I also discussed with her something my parents did for me as a kid. I told Ella that if there was a toy she wanted to save for that cost more, she could earn half and mom and dad would help with the rest. I remember really appreciating this as a kid – this way, a Barbie doll was not out of my reach and going to the store to pick one out was a big occasion. It also echoes what I believe is our relationship with God – We do all we can and then he makes up the rest. It’s similar to the concept that I talked about last week – You try and I’ll be here to help you.
So, she’s now eagerly saving for a new prince doll – 1 prince to 5 princesses isn’t quite working here. :0)
I’m curious as we look toward the future: How does allowance work at your house? How do you work to combat feelings of entitlement in your kids? Do you have suggestions for helping kids value what they have?
This is really cool. K is no where near understanding this. But it is definitely nice. Right now we’re in the ‘you have to pay for it before you eat it’ stage (as in don’t open that in the store).. and ‘daddy works to make money to pay bills’.
For good ideas regarding allowances, I recommend the book “The Parenting Breakthrough” by Merrilee Boyack. While the book is a little annoying to read (read it and you’ll know why), her finance chapter has fabulous ideas. For helping your kids value what they have: give them less and let them earn more if they want it. If you really want your kids to be happy, teach them to be independent.
BTW, congrats on #3. we miss you guys.
I think you’re doing a great job with this. The fact that she’s four and understands the concept of self reliance, even on this small scale, is amazing. I started helping my mom with a paper route when I was 9 and did it all the way until I was 16. When I was 9 I made about $20 a month, it was a great feeling to know that I could buy things for myself. And Mom always told me stories of how she and her sisters started buying their own school clothes when they were 11 or 12 by working in the berry fields all summer, and it made me feel like I came from a long line of capable, self reliant individuals. So, I think passing on those stories of how kids’ family members have worked hard for the things they have is an important heritage piece to helping them embrace self reliance.

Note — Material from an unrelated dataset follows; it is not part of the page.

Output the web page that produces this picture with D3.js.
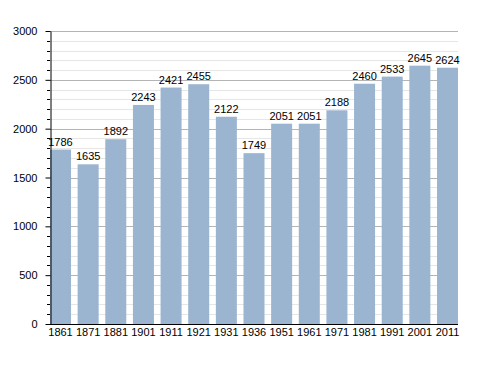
<!DOCTYPE html>
<html>
<head>
<meta charset="utf-8">
<script src="https://cdn.jsdelivr.net/npm/d3@7"></script>
<style>
  body { margin: 0; background: #fff; }
  svg { display: block; font-family: "Liberation Sans", Arial, sans-serif; }
</style>
</head>
<body>
<svg width="488" height="373"></svg>
<script>
// data
var years = ["1861","1871","1881","1901","1911","1921","1931","1936","1951","1961","1971","1981","1991","2001","2011"];
var population = [1786,1635,1892,2243,2421,2455,2122,1749,2051,2051,2188,2460,2533,2645,2624];
var yTicks = [0,500,1000,1500,2000,2500,3000];

var svg = d3.select("svg");
var mLeft = 50, mRight = 458, mTop = 31, mBottom = 324;

var x = d3.scaleBand()
    .domain(years)
    .range([mLeft, mRight])
    .paddingInner(0.24)
    .paddingOuter(0);

var y = d3.scaleLinear()
    .domain([0, 3000])
    .range([mBottom, mTop]);

function py(d) { return Math.round(y(d)) + 0.5; }

// minor grid every 100
var minor = d3.range(100, 3001, 100).filter(function(v) { return v % 500 != 0; });
svg.append("g").selectAll("line")
    .data(minor).enter().append("line")
    .attr("x1", mLeft).attr("x2", mRight)
    .attr("y1", py).attr("y2", py)
    .attr("stroke", "#e6e6e6");

// major grid
svg.append("g").selectAll("line")
    .data(yTicks.slice(1)).enter().append("line")
    .attr("x1", mLeft).attr("x2", mRight)
    .attr("y1", py).attr("y2", py)
    .attr("stroke", "#b4b4b4");

// bars
svg.append("g").selectAll("rect")
    .data(population).enter().append("rect")
    .attr("x", function(d, i) { return x(years[i]); })
    .attr("width", x.bandwidth())
    .attr("y", function(d) { return y(d); })
    .attr("height", function(d) { return mBottom - y(d); })
    .attr("fill", "#9bb4d0");

// value labels
svg.append("g").selectAll("text")
    .data(population).enter().append("text")
    .attr("x", function(d, i) { return x(years[i]) + x.bandwidth() / 2; })
    .attr("y", function(d) { return y(d) - 4; })
    .attr("text-anchor", "middle")
    .attr("font-size", "11px")
    .attr("fill", "#000")
    .text(function(d) { return d; });

// y axis with minor ticks
var yAxis = svg.append("g")
    .attr("transform", "translate(" + (mLeft + 0.5) + ",0)")
    .call(d3.axisLeft(y).tickValues(yTicks).tickFormat(d3.format("d")).tickSize(5).tickSizeOuter(0).tickPadding(8));
yAxis.selectAll(".tick text").attr("font-size", "11px").attr("fill", "#000").style("font-family", "inherit");
yAxis.select(".domain").attr("stroke", "#000");
svg.append("g").selectAll("line")
    .data(minor).enter().append("line")
    .attr("x1", mLeft - 3).attr("x2", mLeft)
    .attr("y1", py).attr("y2", py)
    .attr("stroke", "#000");

// x axis
var xAxis = svg.append("g")
    .attr("transform", "translate(0," + (mBottom + 0.5) + ")")
    .call(d3.axisBottom(x).tickSize(0).tickPadding(4));
xAxis.select(".domain").attr("stroke", "#000").attr("d", "M" + mLeft + ",0H" + mRight);
xAxis.selectAll(".tick text").attr("font-size", "11px").attr("fill", "#000").style("font-family", "inherit");
</script>
</body>
</html>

I think you are doing a great job, too. We handled it much the same way – chores are done because you live here and contribute, but extras can be compensated. There are always ways to earn more in this house! My son was really good at learning to save. We have never purchased a video game console for him, and he’s had 3!! He’s always saved and saved until he had enough to buy it himself. Some big things we have gone in halves on. And now that he’s a teenager we face him needing money more often, but being very busy with school and baseball. Our agreement is that we will help him with spending money as long as grades stay up (he gets mostly A’s, so I’m not complaining!), he still playing baseball (they only get 3 months off), and he does extras around the house and yard to earn some of the cash. It’s tricky, like you said, because I don’t ever want him to thing we’ll just finance his every whim. So far it’s worked well, and he’s super responsible and makes great choices on what he spends money on!